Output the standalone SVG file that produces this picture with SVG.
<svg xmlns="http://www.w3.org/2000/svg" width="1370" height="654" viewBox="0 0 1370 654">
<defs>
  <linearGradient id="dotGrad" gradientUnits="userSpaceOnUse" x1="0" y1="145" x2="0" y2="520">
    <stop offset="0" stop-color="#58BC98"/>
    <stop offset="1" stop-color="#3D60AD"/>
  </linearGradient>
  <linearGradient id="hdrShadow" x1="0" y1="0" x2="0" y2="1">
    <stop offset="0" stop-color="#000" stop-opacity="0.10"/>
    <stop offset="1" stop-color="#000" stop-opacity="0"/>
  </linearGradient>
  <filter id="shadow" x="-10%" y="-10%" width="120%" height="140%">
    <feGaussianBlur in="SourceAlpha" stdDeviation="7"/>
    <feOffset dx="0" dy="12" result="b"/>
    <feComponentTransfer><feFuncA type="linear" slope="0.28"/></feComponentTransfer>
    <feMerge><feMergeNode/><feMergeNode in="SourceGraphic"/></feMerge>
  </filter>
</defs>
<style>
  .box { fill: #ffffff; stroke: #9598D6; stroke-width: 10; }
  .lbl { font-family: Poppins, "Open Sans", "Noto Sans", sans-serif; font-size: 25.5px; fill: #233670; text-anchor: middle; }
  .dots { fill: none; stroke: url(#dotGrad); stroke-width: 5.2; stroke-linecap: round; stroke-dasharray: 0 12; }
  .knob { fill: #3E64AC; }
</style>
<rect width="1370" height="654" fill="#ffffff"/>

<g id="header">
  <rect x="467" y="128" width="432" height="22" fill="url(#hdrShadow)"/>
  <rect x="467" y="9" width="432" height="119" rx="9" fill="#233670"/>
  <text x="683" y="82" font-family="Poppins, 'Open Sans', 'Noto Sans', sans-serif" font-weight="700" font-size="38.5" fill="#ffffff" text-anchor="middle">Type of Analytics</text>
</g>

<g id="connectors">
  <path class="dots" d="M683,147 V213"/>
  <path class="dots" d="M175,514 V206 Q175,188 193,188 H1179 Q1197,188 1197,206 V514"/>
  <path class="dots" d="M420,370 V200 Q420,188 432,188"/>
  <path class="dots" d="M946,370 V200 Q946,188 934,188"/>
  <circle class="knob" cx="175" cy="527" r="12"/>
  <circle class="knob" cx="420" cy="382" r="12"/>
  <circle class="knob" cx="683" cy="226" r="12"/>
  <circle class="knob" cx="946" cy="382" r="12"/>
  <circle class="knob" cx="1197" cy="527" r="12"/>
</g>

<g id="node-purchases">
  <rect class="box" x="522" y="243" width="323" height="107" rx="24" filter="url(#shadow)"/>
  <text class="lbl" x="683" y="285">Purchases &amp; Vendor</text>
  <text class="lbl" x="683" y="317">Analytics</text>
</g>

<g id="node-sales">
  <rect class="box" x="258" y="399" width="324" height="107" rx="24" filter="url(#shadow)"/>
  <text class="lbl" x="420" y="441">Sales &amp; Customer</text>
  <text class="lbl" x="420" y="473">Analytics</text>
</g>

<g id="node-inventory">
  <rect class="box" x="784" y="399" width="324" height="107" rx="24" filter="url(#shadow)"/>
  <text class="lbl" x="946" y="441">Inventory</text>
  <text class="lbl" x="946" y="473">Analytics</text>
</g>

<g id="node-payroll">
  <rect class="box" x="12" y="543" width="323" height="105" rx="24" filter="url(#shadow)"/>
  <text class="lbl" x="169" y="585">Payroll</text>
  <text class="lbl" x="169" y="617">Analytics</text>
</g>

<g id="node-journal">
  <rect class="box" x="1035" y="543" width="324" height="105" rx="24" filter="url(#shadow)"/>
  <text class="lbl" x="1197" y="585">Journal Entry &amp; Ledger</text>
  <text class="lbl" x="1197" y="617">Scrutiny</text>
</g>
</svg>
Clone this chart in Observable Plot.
++++++++
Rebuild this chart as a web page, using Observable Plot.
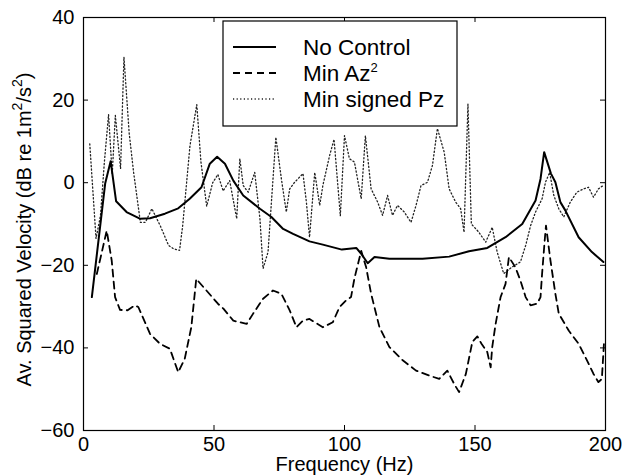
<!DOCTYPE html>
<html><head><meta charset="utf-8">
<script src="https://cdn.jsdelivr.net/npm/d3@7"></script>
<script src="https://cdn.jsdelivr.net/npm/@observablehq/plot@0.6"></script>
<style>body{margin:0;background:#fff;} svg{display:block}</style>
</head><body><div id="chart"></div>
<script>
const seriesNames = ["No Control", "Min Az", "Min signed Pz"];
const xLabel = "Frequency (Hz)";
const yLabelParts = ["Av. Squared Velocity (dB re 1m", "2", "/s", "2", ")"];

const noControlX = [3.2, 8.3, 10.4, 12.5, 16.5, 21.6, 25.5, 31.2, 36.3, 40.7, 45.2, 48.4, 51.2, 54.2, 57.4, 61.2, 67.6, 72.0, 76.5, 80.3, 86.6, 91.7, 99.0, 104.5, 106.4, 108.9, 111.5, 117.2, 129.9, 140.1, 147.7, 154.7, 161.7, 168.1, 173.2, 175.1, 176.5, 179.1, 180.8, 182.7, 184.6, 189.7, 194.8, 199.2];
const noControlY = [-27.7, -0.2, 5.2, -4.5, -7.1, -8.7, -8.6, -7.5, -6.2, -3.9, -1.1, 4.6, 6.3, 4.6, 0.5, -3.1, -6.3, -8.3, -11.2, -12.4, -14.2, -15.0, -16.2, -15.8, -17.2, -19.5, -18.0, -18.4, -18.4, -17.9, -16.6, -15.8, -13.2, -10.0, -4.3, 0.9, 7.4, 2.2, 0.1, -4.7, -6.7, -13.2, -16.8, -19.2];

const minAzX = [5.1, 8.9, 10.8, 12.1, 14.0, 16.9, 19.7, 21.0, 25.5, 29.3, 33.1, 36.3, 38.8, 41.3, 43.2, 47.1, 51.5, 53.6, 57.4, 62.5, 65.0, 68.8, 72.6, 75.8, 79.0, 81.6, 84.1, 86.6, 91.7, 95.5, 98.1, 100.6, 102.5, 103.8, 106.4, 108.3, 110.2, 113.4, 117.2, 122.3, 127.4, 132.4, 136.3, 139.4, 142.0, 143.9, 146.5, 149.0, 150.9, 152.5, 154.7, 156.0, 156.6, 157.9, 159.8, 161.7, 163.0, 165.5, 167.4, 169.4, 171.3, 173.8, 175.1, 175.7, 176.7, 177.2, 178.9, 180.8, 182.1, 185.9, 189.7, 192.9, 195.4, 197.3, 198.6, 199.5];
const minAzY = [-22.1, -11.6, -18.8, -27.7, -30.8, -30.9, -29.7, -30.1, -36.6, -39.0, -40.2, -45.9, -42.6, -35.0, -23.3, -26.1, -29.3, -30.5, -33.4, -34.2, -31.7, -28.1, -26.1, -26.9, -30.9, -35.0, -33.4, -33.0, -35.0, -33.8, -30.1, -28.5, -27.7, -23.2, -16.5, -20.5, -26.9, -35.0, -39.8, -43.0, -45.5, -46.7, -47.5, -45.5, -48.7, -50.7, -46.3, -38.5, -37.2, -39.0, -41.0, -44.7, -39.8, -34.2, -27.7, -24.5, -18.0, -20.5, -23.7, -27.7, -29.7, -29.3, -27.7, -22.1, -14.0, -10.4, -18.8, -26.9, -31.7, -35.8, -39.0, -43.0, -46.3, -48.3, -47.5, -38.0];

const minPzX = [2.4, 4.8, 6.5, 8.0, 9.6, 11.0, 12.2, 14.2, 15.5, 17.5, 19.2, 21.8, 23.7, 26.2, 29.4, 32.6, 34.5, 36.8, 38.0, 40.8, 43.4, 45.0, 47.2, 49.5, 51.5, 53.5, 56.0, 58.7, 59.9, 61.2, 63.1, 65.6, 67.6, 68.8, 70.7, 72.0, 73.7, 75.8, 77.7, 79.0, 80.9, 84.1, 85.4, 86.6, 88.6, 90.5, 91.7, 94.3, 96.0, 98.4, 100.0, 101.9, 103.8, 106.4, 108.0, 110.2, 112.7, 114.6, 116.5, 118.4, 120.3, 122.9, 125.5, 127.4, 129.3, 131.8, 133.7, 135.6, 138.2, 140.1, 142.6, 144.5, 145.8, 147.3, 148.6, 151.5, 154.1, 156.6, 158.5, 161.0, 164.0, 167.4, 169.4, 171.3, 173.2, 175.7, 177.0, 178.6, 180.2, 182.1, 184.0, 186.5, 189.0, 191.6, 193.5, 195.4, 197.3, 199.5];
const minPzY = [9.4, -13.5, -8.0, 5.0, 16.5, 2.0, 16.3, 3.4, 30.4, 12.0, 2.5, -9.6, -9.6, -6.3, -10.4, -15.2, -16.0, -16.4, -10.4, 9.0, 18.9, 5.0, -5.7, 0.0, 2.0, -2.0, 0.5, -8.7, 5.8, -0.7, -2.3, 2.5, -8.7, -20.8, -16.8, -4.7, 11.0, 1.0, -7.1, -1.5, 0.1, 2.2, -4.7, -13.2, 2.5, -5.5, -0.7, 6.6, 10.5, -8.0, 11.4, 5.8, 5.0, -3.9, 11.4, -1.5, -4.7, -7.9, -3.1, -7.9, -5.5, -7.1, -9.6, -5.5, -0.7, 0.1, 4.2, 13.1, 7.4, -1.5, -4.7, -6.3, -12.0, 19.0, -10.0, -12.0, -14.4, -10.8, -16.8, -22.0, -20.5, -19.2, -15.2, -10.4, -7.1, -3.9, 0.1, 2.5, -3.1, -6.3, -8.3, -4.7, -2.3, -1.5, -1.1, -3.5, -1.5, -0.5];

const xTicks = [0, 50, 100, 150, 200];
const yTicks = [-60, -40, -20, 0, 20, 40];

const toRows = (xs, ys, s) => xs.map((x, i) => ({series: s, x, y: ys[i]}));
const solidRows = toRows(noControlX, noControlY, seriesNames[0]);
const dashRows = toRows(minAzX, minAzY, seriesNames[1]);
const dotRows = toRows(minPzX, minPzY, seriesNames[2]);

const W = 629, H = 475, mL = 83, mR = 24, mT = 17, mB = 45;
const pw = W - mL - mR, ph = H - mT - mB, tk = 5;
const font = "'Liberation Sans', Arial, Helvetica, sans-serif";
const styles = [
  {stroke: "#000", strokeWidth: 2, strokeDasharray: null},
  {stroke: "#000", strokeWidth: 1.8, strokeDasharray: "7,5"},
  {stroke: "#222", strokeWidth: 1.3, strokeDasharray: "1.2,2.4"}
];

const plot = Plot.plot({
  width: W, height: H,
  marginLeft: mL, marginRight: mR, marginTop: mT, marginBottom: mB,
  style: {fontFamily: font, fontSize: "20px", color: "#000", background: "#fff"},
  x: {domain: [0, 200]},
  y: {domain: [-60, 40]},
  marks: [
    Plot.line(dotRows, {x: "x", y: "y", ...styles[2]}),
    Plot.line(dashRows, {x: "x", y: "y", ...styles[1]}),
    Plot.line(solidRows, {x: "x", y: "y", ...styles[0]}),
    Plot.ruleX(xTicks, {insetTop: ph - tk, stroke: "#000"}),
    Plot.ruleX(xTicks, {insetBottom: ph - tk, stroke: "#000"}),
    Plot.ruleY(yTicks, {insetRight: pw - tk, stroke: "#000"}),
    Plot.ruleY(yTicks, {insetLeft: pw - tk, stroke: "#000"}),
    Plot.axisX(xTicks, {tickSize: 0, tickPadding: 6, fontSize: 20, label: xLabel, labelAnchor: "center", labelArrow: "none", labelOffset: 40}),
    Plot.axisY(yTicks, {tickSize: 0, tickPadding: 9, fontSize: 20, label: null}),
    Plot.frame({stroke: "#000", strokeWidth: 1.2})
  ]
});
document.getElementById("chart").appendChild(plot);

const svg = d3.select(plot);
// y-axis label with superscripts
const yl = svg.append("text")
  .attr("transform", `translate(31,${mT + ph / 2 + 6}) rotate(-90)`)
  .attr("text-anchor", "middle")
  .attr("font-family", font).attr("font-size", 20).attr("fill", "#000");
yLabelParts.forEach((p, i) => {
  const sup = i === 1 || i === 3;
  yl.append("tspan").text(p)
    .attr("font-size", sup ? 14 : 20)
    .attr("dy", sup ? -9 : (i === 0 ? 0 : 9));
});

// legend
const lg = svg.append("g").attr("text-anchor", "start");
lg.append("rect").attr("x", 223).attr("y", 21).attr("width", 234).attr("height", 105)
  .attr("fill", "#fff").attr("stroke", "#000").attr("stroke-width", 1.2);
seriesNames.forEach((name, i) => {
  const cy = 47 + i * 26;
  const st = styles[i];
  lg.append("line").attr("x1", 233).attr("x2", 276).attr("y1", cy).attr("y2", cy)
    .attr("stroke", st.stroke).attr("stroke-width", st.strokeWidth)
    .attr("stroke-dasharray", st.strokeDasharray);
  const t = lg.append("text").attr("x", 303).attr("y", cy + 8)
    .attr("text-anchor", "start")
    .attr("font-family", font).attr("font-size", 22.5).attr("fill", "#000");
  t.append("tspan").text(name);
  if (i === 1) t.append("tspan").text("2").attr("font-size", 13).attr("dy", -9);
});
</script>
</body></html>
++++++++
● **INSTRUCTIONS FOR THE TASK**
Output nothing except the lines from the one containing "Rebuild this chart" through the one containing "Squared Velocity (dB", both kept, with the pictures removed.

● **COMPLETE RESPONSE**
Rebuild this chart as a web page, using Observable Plot.
<!DOCTYPE html>
<html><head><meta charset="utf-8">
<script src="https://cdn.jsdelivr.net/npm/d3@7"></script>
<script src="https://cdn.jsdelivr.net/npm/@observablehq/plot@0.6"></script>
<style>body{margin:0;background:#fff;} svg{display:block}</style>
</head><body><div id="chart"></div>
<script>
const seriesNames = ["No Control", "Min Az", "Min signed Pz"];
const xLabel = "Frequency (Hz)";
const yLabelParts = ["Av. Squared Velocity (dB re 1m", "2", "/s", "2", ")"];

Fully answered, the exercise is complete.